Trim the ends off the eggplants, halve them lengthwise, and sprinkle with a generous dose of salt. Set them on a rack or in a big colander and leave for at least 1 hour and up to 12 hours (if longer than 2 hours, put them in the fridge).
Heat a grill to medium-high.
Blot the moisture and excess salt from the surface of the eggplants. Grill the eggplants—unoiled—until they are lightly charred on the outside and tender on the inside, about 10 minutes total, though this will depend on the variety of eggplant. (Alternatively, to roast them: Heat the oven to 450°F, and heat a baking sheet for 15 minutes to get it ripping hot. Toss the eggplants in a couple of tablespoons of extra-virgin olive oil and place them cut side down on the hot—be careful!—pan, and blast it back in the oven. Roast until both sides are nicely browned and the eggplants are tender, about 18 minutes.)

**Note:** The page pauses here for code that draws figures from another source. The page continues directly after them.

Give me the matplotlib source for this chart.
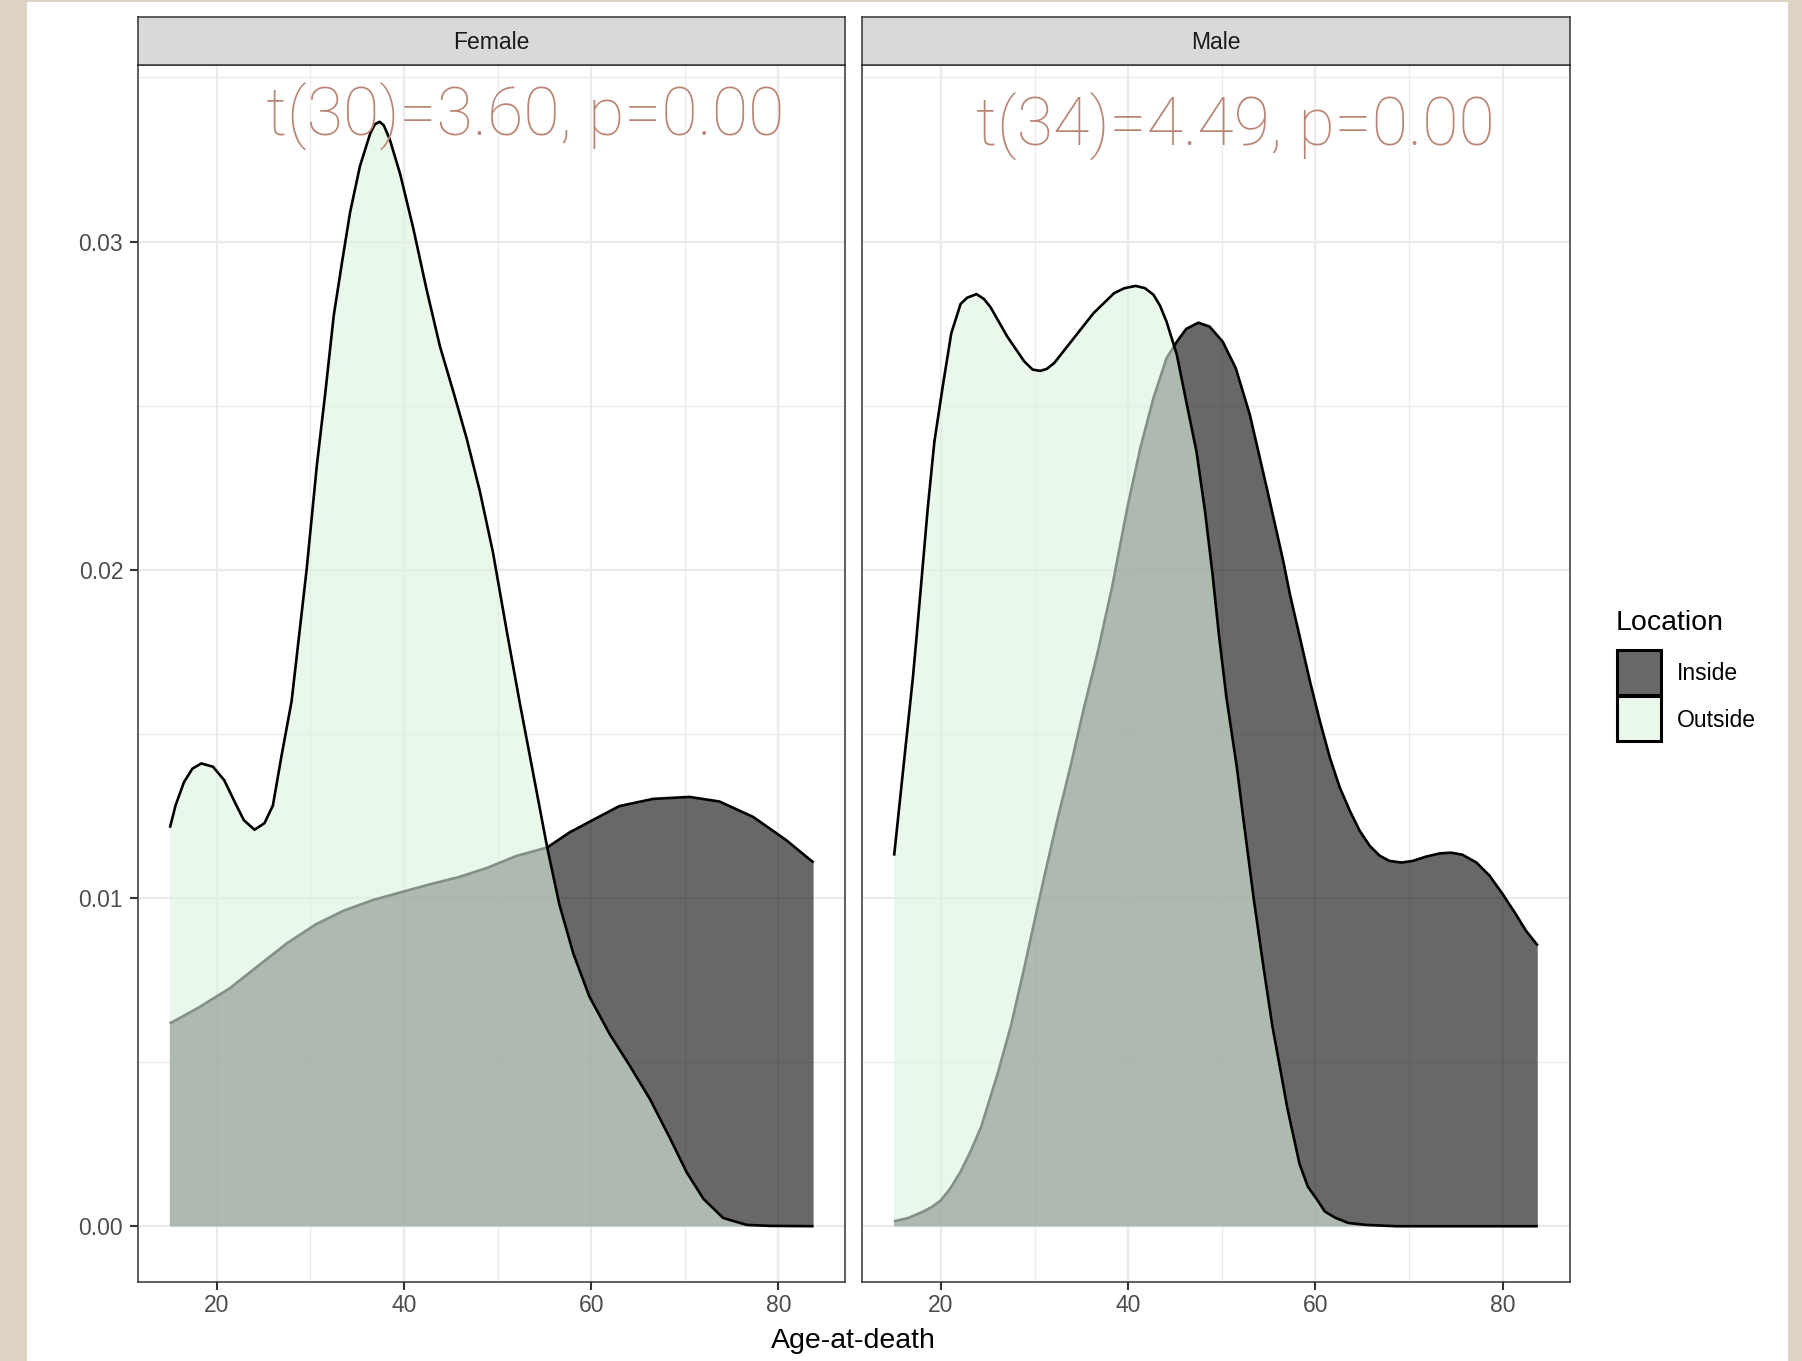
import matplotlib.pyplot as plt
from matplotlib.colors import to_rgba
from matplotlib.patches import Rectangle

plt.rcParams['font.family'] = ['Liberation Sans', 'DejaVu Sans']

# Density curves (age-at-death, density)
female_out_x = [15.0, 15.6, 16.5, 17.4, 18.35, 19.6, 20.8, 22.0, 22.9, 24.04, 25.1, 26.0, 26.9,
                28.0, 29.6, 30.7, 31.6, 32.5, 33.4, 34.25, 35.3, 36.4, 36.9, 37.4, 37.85, 38.5,
                39.6, 41.0, 42.4, 43.85, 45.3, 46.7, 48.1, 49.5, 51.0, 52.4, 53.6, 55.3, 56.6,
                58.1, 59.8, 62.0, 64.1, 66.3, 68.4, 70.2, 72.0, 74.1, 76.6, 79.0, 83.75]
female_out_y = [0.01214, 0.01282, 0.01353, 0.01394, 0.0141, 0.0140, 0.01359, 0.01288, 0.01237,
                0.01208, 0.01228, 0.01282, 0.0143, 0.0160, 0.0200, 0.0232, 0.0254, 0.02775,
                0.0294, 0.0309, 0.0323, 0.0333, 0.03358, 0.03365, 0.03354, 0.0331, 0.03205,
                0.0304, 0.02856, 0.0268, 0.0254, 0.0240, 0.0224, 0.02054, 0.0181, 0.0159,
                0.0141, 0.01154, 0.0098, 0.0083, 0.0070, 0.00584, 0.0049, 0.00386, 0.00269,
                0.00164, 0.00083, 0.00025, 0.00004, 0.00001, 0.0]

female_in_x = [15.0, 18.0, 21.4, 24.5, 27.5, 30.6, 33.6, 36.7, 40.0, 42.8, 45.9, 48.9, 52.0,
               55.3, 57.7, 60.0, 63.0, 66.6, 70.5, 73.7, 77.3, 80.8, 83.75]
female_in_y = [0.00618, 0.00665, 0.00725, 0.00795, 0.00862, 0.0092, 0.00962, 0.00994, 0.0102,
               0.01042, 0.01064, 0.01092, 0.01128, 0.01154, 0.0120, 0.01235, 0.0128, 0.01302,
               0.01308, 0.01294, 0.01247, 0.01177, 0.01108]

male_out_x = [15.0, 16.0, 17.0, 17.35, 18.6, 19.3, 20.2, 21.1, 22.1, 22.8, 23.8, 24.6, 25.3,
              27.1, 28.9, 29.8, 30.6, 31.3, 32.1, 34.2, 36.3, 38.5, 39.6, 40.8, 41.8, 42.7,
              43.4, 44.1, 45.2, 46.2, 47.3, 48.2, 49.0, 49.7, 50.5, 51.6, 52.4, 53.4, 54.4,
              55.4, 56.3, 57.0, 58.3, 59.2, 60.2, 61.0, 62.1, 63.5, 65.4, 68.6, 83.75]
male_out_y = [0.01129, 0.0140, 0.0167, 0.0178, 0.0219, 0.0239, 0.0256, 0.0272, 0.0281, 0.02829,
              0.0284, 0.02825, 0.0280, 0.0271, 0.02635, 0.0261, 0.02606, 0.02612, 0.0263,
              0.02706, 0.02782, 0.02843, 0.02858, 0.02865, 0.02858, 0.02838, 0.02805, 0.02756,
              0.02655, 0.02513, 0.0236, 0.0218, 0.0199, 0.0180, 0.0161, 0.0140, 0.0122, 0.0100,
              0.0080, 0.0061, 0.0047, 0.0036, 0.0019, 0.0012, 0.0008, 0.00045, 0.00026, 0.0001,
              0.00004, 0.0, 0.0]

male_in_x = [15.0, 16.5, 17.9, 19.0, 20.0, 21.0, 22.1, 23.2, 24.3, 26.05, 27.5, 28.9, 29.95,
             31.0, 32.4, 33.9, 35.3, 36.7, 38.3, 39.9, 41.3, 42.7, 44.1, 45.2, 46.2, 47.5, 48.7,
             50.1, 51.5, 53.0, 54.8, 56.57, 57.28, 58.35, 59.41, 60.48, 61.54, 62.6, 63.67,
             64.73, 65.8, 66.86, 67.9, 69.2, 70.4, 71.8, 73.3, 74.5, 75.7, 77.2, 78.6, 80.0,
             81.4, 82.5, 83.75]
male_in_y = [0.00015, 0.00025, 0.00042, 0.00058, 0.00079, 0.00115, 0.00166, 0.0023, 0.00303,
             0.00464, 0.00613, 0.00787, 0.00924, 0.0106, 0.01234, 0.01408, 0.01582, 0.01743,
             0.0195, 0.02188, 0.02371, 0.02523, 0.02645, 0.02695, 0.02734, 0.02753, 0.02741,
             0.02695, 0.02614, 0.02472, 0.0225, 0.02026, 0.01925, 0.01793, 0.01661, 0.01539,
             0.01428, 0.01337, 0.01266, 0.01205, 0.01159, 0.01129, 0.01113, 0.01108, 0.01113,
             0.01126, 0.01136, 0.01138, 0.01132, 0.01108, 0.01068, 0.01012, 0.00951, 0.009,
             0.00855]

panel_names = ['Female', 'Male']
location_labels = ['Inside', 'Outside']
test_labels = ['t(30)=3.60, p=0.00', 't(34)=4.49, p=0.00']
x_ticks = [20, 40, 60, 80]
y_ticks = [0.00, 0.01, 0.02, 0.03]
y_tick_labels = ['0.00', '0.01', '0.02', '0.03']

inside_color = '#070203'
outside_color = '#dcf2df'
fill_alpha = 0.6
text_color = '#ba8575'

W, H = 1802, 1361


def fx(px):
    return px / W


def fy(py):
    return 1 - py / H


fig = plt.figure(figsize=(W / 100, H / 100), dpi=100)
fig.patch.set_facecolor('#ddd4c3')
fig.add_artist(Rectangle((fx(27), 0), fx(1788) - fx(27), fy(2), transform=fig.transFigure,
                         facecolor='white', edgecolor='none', zorder=-5))

panel_top, panel_bottom, strip_top = 64.7, 1282, 17
panel_lefts = [137.8, 862]
panel_width = 707.5

curves = [((female_in_x, female_in_y), (female_out_x, female_out_y)),
          ((male_in_x, male_in_y), (male_out_x, male_out_y))]
label_pos = [(52.9, 0.03325), (51.45, 0.03294)]

for i, name in enumerate(panel_names):
    left = panel_lefts[i]
    ax = fig.add_axes([fx(left), fy(panel_bottom), panel_width / W, (panel_bottom - panel_top) / H])
    ax.set_xlim(11.57, 87.14)
    ax.set_ylim(-0.0017, 0.03539)
    ax.set_axisbelow(True)

    (ix, iy), (ox, oy) = curves[i]
    ax.fill_between(ix, 0, iy, facecolor=to_rgba(inside_color, fill_alpha), linewidth=0, zorder=2)
    ax.plot(ix, iy, color='black', lw=1.9, zorder=3, solid_capstyle='butt', solid_joinstyle='round')
    ax.fill_between(ox, 0, oy, facecolor=to_rgba(outside_color, fill_alpha), linewidth=0, zorder=4)
    ax.plot(ox, oy, color='black', lw=1.9, zorder=5, solid_capstyle='butt', solid_joinstyle='round')

    ax.text(label_pos[i][0], label_pos[i][1], test_labels[i], ha='center', va='baseline',
            fontsize=47.8, color=text_color, family=['Roboto', 'Open Sans', 'DejaVu Sans'],
            fontweight='light', zorder=6)

    ax.set_xticks(x_ticks)
    ax.set_xticks([30, 50, 70], minor=True)
    ax.set_yticks(y_ticks)
    ax.set_yticks([0.005, 0.015, 0.025, 0.035], minor=True)
    ax.grid(which='major', color='#ebebeb', lw=1.6)
    ax.grid(which='minor', color='#ebebeb', lw=0.9)
    ax.tick_params(which='minor', length=0)
    ax.tick_params(which='major', length=5.5, width=1.5, color='#333333',
                   labelsize=16.5, labelcolor='#4d4d4d')
    ax.tick_params(axis='x', pad=3.5)
    ax.tick_params(axis='y', pad=5)
    ax.set_xticklabels([str(t) for t in x_ticks])
    if i == 0:
        ax.set_yticklabels(y_tick_labels)
    else:
        ax.tick_params(axis='y', left=False, labelleft=False)
    for sp in ax.spines.values():
        sp.set_color('#333333')
        sp.set_linewidth(1.1)

    strip = fig.add_axes([fx(left), fy(panel_top), panel_width / W, (panel_top - strip_top) / H])
    strip.set_facecolor('#d9d9d9')
    strip.set_xticks([])
    strip.set_yticks([])
    for sp in strip.spines.values():
        sp.set_color('#333333')
        sp.set_linewidth(1.1)
    strip.text(0.5, 0.47, name, ha='center', va='center', fontsize=16.5, color='#1a1a1a',
               transform=strip.transAxes)

fig.text(fx(853.2), fy(1348), 'Age-at-death', ha='center', va='baseline', fontsize=20.5,
         color='black')

# legend, drawn by hand so the keys keep ggplot's square size
fig.text(fx(1616), fy(630), 'Location', ha='left', va='baseline', fontsize=20.5, color='black')
key_colors = [inside_color, outside_color]
key_tops = [650, 696]
label_baselines = [680.5, 727]
for lab, col, top, base in zip(location_labels, key_colors, key_tops, label_baselines):
    fig.add_artist(Rectangle((fx(1617), fy(top + 45)), 44 / W, 45 / H, transform=fig.transFigure,
                             facecolor=to_rgba(col, fill_alpha), edgecolor='black', linewidth=2.2))
    fig.text(fx(1677), fy(base), lab, ha='left', va='baseline', fontsize=16.5, color='black')

fig.savefig('out.png', dpi=100, facecolor=fig.get_facecolor())
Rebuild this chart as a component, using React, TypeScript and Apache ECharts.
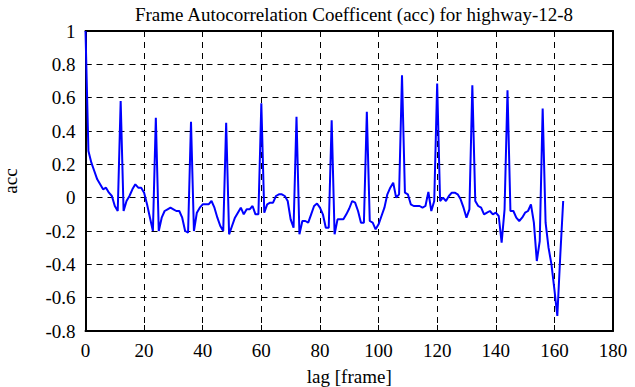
import React, { useEffect, useRef } from "react";
import * as echarts from "echarts";

const titleText = "Frame Autocorrelation Coefficent (acc) for highway-12-8";
const xName = "lag [frame]";
const yName = "acc";

// acc values for lag 0, 1, 2, ... 163
const accValues: number[] = [
  1.0, 0.28, 0.21, 0.16, 0.11, 0.08, 0.05, 0.06, 0.03, 0.01,
  -0.05, -0.08, 0.58, -0.08, -0.02, 0.01, 0.05, 0.08, 0.06, 0.06,
  0.03, -0.04, -0.12, -0.2, 0.48, -0.2, -0.12, -0.08, -0.07, -0.06,
  -0.07, -0.08, -0.08, -0.12, -0.2, -0.21, 0.455, -0.2, -0.09, -0.06,
  -0.04, -0.04, -0.04, -0.02, -0.06, -0.12, -0.17, -0.2, 0.45, -0.22,
  -0.17, -0.12, -0.09, -0.06, -0.1, -0.07, -0.07, -0.05, -0.1, -0.1,
  0.567, -0.09, -0.04, -0.03, -0.03, 0.01, 0.02, 0.02, 0.01, -0.02,
  -0.13, -0.18, 0.485, -0.22, -0.14, -0.14, -0.15, -0.1, -0.05, -0.035,
  -0.06, -0.1, -0.18, -0.18, 0.465, -0.22, -0.13, -0.13, -0.13, -0.1,
  -0.065, -0.02, -0.03, -0.08, -0.15, -0.15, 0.515, -0.14, -0.15, -0.19,
  -0.16, -0.11, -0.06, 0.02, 0.06, 0.09, 0.0, 0.02, 0.735, 0.03,
  0.02, -0.04, -0.05, -0.05, -0.05, -0.06, -0.05, 0.035, -0.08, -0.02,
  0.685, -0.02, 0.0, -0.02, 0.01, 0.03, 0.03, 0.02, -0.01, -0.06,
  -0.12, -0.07, 0.675, -0.02, -0.05, -0.06, -0.1, -0.09, -0.08, -0.1,
  -0.09, -0.11, -0.27, -0.07, 0.645, -0.08, -0.08, -0.12, -0.14, -0.12,
  -0.09, -0.08, -0.04, -0.15, -0.38, -0.26, 0.535, -0.15, -0.3, -0.4,
  -0.55, -0.71, -0.35, -0.02,
];

const xTickValues = [0, 20, 40, 60, 80, 100, 120, 140, 160, 180];
const yTickValues = [1, 0.8, 0.6, 0.4, 0.2, 0, -0.2, -0.4, -0.6, -0.8];
const yTickLabels = ["1", "0.8", "0.6", "0.4", "0.2", "0", "-0.2", "-0.4", "-0.6", "-0.8"];

const xTicks = { min: 0, max: 180, interval: 20 };
const yTicks = { min: -0.8, max: 1, interval: 0.2 };

const FONT = "Liberation Serif";
const FS = 19;

export default function App() {
  const ref = useRef<HTMLDivElement>(null);
  useEffect(() => {
    if (!ref.current) return;
    const chart = echarts.init(ref.current, undefined, { renderer: "svg" });
    const data = accValues.map((v, i) => [i, v]);
    const labelStyle = { fontFamily: FONT, fontSize: FS, color: "#000" };
    const axisLine = { show: true, onZero: false, lineStyle: { color: "#000", width: 2 } };
    const axisTick = { show: true, inside: true, length: 6, lineStyle: { color: "#000", width: 1 } };
    const splitLine = { show: true, lineStyle: { color: "#000", width: 1, type: [6, 5] } };
    chart.setOption({
      animation: false,
      backgroundColor: "#fff",
      textStyle: { fontFamily: FONT },
      title: {
        text: titleText,
        left: 349,
        textAlign: "center",
        top: 0,
        textStyle: { ...labelStyle, fontWeight: "normal" },
      },
      grid: {
        left: 85.5,
        right: 22,
        top: 31,
        bottom: 56,
        containLabel: false,
        outerBoundsMode: "none",
      },
      xAxis: [
        {
          type: "value",
          position: "bottom",
          ...xTicks,
          name: xName,
          nameLocation: "middle",
          nameGap: 36,
          nameTextStyle: labelStyle,
          axisLine,
          axisTick,
          splitLine,
          axisLabel: { show: false },
        },
        {
          type: "value",
          position: "top",
          ...xTicks,
          axisLine,
          axisTick,
          splitLine: { show: false },
          axisLabel: { show: false },
        },
      ],
      yAxis: [
        {
          type: "value",
          position: "left",
          ...yTicks,
          name: yName,
          nameLocation: "middle",
          nameGap: 66,
          nameTextStyle: labelStyle,
          axisLine,
          axisTick,
          splitLine,
          axisLabel: { show: false },
        },
        {
          type: "value",
          position: "right",
          ...yTicks,
          axisLine,
          axisTick,
          splitLine: { show: false },
          axisLabel: { show: false },
        },
      ],
      series: [
        {
          type: "line",
          data,
          xAxisIndex: 0,
          yAxisIndex: 0,
          showSymbol: false,
          symbol: "none",
          lineStyle: { color: "#0000ff", width: 2 },
          z: 5,
        },
      ],
    });

    // tick labels placed through the axes' own scales
    const x0 = chart.convertToPixel({ xAxisIndex: 0 }, 0) as number;
    const yBottom = chart.convertToPixel({ yAxisIndex: 0 }, yTicks.min) as number;
    const graphics: any[] = [];
    xTickValues.forEach((v) => {
      const px = chart.convertToPixel({ xAxisIndex: 0 }, v) as number;
      graphics.push({
        type: "text",
        x: px,
        y: yBottom + 10,
        style: {
          text: String(v),
          fontFamily: FONT,
          fontSize: FS,
          fill: "#000",
          textAlign: "center",
          textVerticalAlign: "top",
        },
      });
    });
    yTickValues.forEach((v, i) => {
      const py = chart.convertToPixel({ yAxisIndex: 0 }, v) as number;
      graphics.push({
        type: "text",
        x: x0 - 10,
        y: py,
        style: {
          text: yTickLabels[i],
          fontFamily: FONT,
          fontSize: FS,
          fill: "#000",
          textAlign: "right",
          textVerticalAlign: "middle",
        },
      });
    });
    chart.setOption({ graphic: graphics });
    return () => chart.dispose();
  }, []);
  return (
    <div
      ref={ref}
      style={{ position: "fixed", left: 0, top: 0, width: 635, height: 387, background: "#fff" }}
    />
  );
}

When the eggplants are cooked, pile them into a large bowl. Add the vinegar, 1/2 teaspoon salt, and lots of twists of pepper and toss to distribute all the seasonings. Add the tomatoes, scallions, croutons, and herb leaves and toss gently. Add 1/2 cup olive oil and toss. Taste and adjust the seasoning. Let the dish sit for a few minutes so the tomato juices soak into the croutons and serve at room temperature.
Makes about 2 cups
Heat the oven to 400°F.
Tear the bread, crust and all, into bite-size pieces. Toss the torn bread with the olive oil and a light sprinkling of salt and pepper.
Spread the croutons on a baking sheet in a single layer and bake until golden brown, checking every 4 to 5 minutes and moving the outside croutons to the center of the pan so they cook evenly. Don’t let them get rock hard; leave a little bit of chew in the center. The total baking time will depend on the type and density of bread you’re using, but mostly likely will be 10 to 20 minutes.
Slide onto paper towels to absorb any extra oil and season again lightly with salt and pepper.
Store the croutons in an airtight container. (Be sure to make more than you need for your recipe because you’ll find yourself eating these as a snack.)